Anyone who deals with the past in any way has to confront a basic reality: even if we could study everything, we couldn’t manage all of the information. A history that explains everything explains nothing. Recognizing the basic reality of selection is the easy part; the hard part is trying to make sound judgements about what to include and what to leave out. We often forget that the process of selection involves exclusion as much as inclusion: what gets left unsaid – the silence of a culture – is often the most importation part of history.
From a legal perspective, historians do not work in the realm of the criminal law, where the burden of proof is beyond a reasonable doubt. On the contrary, doubt is the historian’s best friend: you can tell if you are talking with a poor historian if they never admit to having any doubts about what they’re doing. And if they start talking about the truth, chances are you're speaking with a philosopher, not an historian.

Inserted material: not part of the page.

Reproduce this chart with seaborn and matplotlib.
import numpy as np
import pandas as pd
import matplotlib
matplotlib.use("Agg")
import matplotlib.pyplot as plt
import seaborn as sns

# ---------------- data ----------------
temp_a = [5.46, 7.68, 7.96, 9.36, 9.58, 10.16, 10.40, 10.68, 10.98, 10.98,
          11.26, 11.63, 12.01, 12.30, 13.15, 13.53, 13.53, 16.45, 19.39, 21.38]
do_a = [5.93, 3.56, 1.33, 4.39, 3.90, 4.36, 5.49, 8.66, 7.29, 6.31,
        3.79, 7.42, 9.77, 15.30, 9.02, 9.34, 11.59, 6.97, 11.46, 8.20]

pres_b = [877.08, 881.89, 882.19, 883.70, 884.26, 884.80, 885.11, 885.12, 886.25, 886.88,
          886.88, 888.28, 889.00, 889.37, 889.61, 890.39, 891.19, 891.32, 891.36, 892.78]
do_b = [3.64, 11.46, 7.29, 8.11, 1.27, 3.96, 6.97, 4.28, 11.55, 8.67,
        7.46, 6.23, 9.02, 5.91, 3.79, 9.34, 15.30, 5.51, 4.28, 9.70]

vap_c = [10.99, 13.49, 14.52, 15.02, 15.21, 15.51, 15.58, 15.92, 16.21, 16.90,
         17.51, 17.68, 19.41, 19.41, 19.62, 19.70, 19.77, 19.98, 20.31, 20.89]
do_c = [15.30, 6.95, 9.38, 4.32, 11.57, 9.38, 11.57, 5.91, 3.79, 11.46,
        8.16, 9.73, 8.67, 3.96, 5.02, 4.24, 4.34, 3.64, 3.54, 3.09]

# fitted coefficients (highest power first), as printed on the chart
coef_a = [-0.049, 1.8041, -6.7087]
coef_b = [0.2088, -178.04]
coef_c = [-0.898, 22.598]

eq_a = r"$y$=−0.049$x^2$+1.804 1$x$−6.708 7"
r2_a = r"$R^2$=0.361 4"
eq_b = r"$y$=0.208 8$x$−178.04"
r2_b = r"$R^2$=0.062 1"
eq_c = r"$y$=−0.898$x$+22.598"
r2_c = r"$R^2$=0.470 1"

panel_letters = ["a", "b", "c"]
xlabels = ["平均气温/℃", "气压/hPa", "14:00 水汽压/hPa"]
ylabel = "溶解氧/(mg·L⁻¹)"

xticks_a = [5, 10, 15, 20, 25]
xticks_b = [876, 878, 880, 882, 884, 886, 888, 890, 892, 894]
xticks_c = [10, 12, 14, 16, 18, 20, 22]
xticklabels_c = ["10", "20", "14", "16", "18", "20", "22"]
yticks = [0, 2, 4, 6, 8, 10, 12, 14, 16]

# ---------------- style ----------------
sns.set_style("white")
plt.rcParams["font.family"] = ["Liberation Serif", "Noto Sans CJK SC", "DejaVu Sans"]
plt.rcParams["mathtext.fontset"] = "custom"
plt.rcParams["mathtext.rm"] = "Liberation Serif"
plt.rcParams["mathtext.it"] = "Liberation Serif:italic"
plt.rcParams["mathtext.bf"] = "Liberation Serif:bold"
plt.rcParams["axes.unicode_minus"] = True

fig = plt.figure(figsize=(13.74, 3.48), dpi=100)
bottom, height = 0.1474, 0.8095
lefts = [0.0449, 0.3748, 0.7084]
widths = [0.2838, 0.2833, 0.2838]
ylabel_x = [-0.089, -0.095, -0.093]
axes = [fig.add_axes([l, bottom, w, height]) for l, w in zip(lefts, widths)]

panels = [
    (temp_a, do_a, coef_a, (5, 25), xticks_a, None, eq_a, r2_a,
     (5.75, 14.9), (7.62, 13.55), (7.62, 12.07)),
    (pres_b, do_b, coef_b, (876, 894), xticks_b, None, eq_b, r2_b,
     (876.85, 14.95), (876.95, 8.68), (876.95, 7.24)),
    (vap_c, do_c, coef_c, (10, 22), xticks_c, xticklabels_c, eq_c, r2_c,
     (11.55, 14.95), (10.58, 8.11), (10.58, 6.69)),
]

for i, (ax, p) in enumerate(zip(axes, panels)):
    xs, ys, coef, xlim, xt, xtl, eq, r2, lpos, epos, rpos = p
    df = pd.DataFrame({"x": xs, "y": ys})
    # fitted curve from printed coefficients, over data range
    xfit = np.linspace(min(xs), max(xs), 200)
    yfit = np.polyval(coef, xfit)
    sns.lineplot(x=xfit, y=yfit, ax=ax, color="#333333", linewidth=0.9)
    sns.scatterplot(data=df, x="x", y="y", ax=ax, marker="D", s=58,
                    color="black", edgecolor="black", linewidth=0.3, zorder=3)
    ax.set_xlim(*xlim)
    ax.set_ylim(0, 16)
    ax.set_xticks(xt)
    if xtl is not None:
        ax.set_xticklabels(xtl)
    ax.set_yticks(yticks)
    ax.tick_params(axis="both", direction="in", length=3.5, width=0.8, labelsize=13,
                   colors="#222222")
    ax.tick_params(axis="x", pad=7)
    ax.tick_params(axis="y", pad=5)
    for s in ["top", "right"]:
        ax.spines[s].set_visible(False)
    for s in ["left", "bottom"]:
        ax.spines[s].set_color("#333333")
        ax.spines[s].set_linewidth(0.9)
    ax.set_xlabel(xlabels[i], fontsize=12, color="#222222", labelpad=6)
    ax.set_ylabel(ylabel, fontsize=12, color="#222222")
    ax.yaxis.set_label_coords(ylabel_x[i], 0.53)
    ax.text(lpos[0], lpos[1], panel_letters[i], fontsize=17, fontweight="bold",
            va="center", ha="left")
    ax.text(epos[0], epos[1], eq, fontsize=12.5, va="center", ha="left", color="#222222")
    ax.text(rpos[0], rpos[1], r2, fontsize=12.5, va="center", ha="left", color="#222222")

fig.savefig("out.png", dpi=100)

If you listen carefully to what historians say when they get together, you will hear them discuss whether they buy a particular argument. They are not referring to whether they believe that it reflects some ultimate truth, but rather whether it persuaded them. In legal terms, this means that historians speak more like lawyers in civil litigation, where the person bringing the action needs merely to prove the case on the balance of probabilities. The plaintiff must convince the court that the position they are advocating is more likely to be true than that of the defendant. The threshold in civil cases is based on the preponderance of the evidence.

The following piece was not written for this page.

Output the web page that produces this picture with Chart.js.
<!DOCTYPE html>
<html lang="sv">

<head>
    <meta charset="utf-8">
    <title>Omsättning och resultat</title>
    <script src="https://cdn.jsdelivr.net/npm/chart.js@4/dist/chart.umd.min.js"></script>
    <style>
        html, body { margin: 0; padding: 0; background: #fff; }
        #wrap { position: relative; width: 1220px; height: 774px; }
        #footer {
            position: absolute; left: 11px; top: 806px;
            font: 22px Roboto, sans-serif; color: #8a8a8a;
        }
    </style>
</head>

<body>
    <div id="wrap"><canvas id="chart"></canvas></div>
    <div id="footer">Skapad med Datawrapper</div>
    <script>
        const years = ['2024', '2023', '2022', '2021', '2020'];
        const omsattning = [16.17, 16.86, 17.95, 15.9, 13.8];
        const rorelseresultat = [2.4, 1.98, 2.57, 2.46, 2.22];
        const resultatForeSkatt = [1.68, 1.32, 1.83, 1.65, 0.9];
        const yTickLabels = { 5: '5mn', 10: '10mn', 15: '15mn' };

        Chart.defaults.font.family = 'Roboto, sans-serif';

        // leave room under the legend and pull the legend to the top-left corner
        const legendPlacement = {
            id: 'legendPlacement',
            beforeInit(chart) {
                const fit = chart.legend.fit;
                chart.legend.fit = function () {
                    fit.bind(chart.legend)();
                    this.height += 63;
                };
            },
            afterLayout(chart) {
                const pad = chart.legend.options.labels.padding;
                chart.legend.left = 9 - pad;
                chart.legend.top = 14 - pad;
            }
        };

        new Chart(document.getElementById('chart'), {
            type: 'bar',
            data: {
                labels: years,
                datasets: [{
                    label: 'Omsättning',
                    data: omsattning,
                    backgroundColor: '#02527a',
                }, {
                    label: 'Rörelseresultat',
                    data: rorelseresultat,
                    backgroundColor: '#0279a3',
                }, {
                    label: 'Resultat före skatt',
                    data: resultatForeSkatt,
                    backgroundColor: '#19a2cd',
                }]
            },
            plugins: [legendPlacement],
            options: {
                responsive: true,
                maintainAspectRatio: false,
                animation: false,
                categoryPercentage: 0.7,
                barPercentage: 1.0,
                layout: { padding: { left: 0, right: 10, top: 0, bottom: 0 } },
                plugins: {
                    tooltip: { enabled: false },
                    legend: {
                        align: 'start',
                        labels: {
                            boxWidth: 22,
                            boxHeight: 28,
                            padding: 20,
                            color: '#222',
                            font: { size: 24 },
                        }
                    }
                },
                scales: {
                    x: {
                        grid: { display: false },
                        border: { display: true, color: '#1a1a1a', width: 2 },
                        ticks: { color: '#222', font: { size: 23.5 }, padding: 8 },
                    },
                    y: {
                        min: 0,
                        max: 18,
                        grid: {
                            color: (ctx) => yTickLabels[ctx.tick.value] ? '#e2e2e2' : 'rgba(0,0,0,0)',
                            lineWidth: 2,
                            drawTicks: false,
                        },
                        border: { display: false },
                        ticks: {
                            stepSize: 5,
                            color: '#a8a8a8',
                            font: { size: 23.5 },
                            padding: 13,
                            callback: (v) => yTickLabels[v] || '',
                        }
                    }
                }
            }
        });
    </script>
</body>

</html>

In other words, historians work within the realm of probability, not certainty. They try to be as objective as possible, but no historian worth their salt would actually claim to be completely unbiased. They try to be as accurate as possible, but they acknowledge that the fragmentary nature of the surviving evidence means that they can never have a complete view of the past. They try to be as careful and cautious as possible, but they know that good history requires imagination and occasional guess-work. The trick is to be honest with yourself and your readers about what you're doing.

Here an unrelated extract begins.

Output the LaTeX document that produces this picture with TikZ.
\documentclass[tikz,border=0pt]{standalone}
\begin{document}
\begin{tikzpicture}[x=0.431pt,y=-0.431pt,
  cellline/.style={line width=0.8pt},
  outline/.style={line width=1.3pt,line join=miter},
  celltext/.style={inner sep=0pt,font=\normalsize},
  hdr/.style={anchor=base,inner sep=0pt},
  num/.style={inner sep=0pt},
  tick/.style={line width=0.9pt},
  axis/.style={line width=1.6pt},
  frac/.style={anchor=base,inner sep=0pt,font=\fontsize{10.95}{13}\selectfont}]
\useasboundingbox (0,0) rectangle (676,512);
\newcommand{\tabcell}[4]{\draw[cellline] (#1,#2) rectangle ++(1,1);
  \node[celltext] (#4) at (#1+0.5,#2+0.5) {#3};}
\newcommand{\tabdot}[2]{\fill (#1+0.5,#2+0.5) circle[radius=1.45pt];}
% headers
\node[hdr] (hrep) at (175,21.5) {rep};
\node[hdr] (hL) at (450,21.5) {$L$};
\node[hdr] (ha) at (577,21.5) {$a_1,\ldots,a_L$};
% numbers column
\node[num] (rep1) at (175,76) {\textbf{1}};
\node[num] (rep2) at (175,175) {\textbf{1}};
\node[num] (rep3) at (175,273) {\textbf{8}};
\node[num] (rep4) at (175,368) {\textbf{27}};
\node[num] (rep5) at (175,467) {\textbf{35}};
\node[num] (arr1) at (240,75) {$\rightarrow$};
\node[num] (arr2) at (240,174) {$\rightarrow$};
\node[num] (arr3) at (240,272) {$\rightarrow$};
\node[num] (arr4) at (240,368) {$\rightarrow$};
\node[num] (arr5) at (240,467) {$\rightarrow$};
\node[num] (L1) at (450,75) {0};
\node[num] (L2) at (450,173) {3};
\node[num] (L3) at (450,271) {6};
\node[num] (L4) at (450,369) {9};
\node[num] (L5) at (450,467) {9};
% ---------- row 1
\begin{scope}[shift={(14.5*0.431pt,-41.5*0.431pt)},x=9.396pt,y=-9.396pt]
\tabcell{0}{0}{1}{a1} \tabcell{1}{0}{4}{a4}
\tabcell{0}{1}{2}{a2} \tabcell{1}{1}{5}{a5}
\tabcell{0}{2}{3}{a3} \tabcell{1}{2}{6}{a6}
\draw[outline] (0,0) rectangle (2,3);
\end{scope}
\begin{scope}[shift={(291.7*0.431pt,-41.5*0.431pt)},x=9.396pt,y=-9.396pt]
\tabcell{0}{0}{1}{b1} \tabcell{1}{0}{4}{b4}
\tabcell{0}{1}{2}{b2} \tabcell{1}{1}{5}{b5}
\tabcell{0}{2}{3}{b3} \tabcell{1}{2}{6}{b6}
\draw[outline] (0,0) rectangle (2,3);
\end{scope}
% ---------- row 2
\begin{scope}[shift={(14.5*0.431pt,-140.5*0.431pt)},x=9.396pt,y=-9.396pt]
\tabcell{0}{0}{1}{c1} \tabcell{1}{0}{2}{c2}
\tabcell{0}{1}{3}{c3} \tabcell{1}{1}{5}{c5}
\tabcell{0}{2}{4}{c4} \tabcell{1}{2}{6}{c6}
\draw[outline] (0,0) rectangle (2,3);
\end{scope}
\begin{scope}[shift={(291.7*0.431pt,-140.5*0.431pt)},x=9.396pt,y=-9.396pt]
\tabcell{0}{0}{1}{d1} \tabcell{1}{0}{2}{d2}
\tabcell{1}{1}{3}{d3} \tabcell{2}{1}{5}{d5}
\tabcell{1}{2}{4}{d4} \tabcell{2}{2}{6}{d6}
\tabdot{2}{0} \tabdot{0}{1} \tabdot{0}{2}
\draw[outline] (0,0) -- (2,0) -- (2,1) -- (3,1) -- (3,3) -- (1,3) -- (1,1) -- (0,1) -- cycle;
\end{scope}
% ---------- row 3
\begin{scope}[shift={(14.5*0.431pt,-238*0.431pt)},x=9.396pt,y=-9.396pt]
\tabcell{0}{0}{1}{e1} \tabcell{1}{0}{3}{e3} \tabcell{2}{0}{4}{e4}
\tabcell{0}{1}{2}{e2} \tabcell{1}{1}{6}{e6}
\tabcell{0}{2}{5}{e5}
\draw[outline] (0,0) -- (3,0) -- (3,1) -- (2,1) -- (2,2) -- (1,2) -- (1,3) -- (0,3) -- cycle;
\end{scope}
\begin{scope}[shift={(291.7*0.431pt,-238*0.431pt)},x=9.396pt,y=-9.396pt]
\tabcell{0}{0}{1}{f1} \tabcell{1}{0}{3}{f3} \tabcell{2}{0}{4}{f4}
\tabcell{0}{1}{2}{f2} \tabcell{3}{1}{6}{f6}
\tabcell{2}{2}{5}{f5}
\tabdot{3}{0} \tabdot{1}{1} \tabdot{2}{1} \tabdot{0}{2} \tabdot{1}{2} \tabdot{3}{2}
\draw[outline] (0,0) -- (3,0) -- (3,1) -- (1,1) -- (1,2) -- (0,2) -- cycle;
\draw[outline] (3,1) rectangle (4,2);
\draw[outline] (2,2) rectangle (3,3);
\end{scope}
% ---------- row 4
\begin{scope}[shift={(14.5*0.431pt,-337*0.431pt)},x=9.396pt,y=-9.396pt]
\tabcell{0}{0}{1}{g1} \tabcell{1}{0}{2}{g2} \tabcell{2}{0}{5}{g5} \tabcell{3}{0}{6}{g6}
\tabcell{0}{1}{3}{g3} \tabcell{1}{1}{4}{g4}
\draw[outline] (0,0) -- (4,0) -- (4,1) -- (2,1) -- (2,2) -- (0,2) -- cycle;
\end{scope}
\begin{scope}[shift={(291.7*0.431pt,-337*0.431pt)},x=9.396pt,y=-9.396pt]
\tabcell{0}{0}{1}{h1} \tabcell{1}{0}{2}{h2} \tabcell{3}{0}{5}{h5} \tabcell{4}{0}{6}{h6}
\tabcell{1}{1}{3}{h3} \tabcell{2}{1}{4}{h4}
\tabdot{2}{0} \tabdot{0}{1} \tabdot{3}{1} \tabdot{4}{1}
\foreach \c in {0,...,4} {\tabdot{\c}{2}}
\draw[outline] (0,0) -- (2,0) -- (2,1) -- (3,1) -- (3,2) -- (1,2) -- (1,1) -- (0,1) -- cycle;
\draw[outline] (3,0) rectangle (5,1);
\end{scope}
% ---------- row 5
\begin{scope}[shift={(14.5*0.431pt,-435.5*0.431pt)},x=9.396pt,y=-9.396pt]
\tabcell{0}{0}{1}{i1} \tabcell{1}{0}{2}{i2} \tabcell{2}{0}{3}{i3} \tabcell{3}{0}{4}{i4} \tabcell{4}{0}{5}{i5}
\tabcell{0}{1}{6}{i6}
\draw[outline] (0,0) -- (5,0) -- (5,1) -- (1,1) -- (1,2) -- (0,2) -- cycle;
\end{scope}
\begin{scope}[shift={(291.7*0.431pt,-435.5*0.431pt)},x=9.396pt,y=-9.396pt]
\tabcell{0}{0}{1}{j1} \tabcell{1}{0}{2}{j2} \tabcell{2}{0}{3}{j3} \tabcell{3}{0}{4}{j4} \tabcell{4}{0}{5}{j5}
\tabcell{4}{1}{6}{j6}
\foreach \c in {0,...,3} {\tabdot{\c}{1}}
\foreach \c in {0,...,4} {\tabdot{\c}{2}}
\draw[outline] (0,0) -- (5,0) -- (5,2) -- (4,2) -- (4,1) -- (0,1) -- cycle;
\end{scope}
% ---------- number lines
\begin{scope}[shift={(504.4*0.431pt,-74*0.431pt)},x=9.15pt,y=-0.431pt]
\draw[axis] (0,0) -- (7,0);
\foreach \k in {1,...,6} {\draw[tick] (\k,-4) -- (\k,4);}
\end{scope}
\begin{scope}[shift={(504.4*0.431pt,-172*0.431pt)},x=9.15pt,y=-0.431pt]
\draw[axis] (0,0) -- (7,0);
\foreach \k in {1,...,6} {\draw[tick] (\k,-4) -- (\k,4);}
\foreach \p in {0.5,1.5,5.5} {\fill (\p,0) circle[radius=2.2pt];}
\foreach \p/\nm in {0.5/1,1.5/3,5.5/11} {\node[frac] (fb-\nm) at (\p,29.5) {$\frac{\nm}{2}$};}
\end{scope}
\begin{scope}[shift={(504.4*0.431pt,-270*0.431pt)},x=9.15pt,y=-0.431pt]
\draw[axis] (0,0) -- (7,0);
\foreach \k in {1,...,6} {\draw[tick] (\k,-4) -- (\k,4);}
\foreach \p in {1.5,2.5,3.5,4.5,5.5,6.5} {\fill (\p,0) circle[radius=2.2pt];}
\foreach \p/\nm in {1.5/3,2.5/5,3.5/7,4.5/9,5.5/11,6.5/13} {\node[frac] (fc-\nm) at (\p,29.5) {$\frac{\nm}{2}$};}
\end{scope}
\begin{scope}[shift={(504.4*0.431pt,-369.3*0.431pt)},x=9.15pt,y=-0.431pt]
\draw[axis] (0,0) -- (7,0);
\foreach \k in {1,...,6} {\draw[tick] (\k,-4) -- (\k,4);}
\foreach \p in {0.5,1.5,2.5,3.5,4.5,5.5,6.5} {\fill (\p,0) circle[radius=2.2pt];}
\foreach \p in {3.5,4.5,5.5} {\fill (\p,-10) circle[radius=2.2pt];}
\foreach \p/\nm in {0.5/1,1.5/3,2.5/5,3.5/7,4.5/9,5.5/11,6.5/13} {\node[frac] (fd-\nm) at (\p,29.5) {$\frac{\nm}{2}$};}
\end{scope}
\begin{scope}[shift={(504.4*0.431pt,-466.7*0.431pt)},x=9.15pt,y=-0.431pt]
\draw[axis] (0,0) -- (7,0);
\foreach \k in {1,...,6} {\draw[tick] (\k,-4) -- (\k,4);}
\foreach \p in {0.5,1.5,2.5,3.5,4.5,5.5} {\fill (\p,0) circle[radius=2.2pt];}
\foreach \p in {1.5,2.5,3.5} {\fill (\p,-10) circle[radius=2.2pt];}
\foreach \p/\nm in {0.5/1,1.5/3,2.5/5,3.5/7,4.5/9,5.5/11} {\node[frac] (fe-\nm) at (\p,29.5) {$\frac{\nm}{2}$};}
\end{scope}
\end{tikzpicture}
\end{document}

In setting out this rather ecumenical framework, I don't mean to suggest that the historian’s gaze is limitless. It isn't. As we've talked about in class, there are two terms that you'll hear historians use to describe bad history: one is presentism; the other is source-driven. Presentism, which is also known as the hindsight bias or the fallacy of nunc pro tunc, is used to describe history that imposes some present-day perspective, standard, or social norm on the past. It is a form of anachronism. Presentism is often used to criticize historians who fail to appreciate, as we've discussed in class, Lowenthal's dictum that the past is a foreign country. That doesn’t mean that you cannot visit it, but you need a passport of imagination: you cannot assume that the people you meet in the past will think or act like you do.
Source-driven, which is also called antiquarianism, is used to describe history without questions. It's almost the opposite of presentism, because it entails a marked disengagement with current issues and problems. It refers to studies of the past that simply describe what's in the archives without applying critical insights. It is, in other words, history drained of its analytical vitality.
There are two other popular terms that you'll hear historians use when they criticize each other. The first is determinism, which gets associated with a priori, teleological, or tautological reasoning. Determinism often gets conflated with the term Whig history, which has become something of a canard in historical scholarship. The second is essentialism, which often gets called reductionism, and refers to scholarship that imposes a falsely static and unitary explanation of historical phenomenon, or fails to be sufficiently sensitive to agency, contingency, and diversity.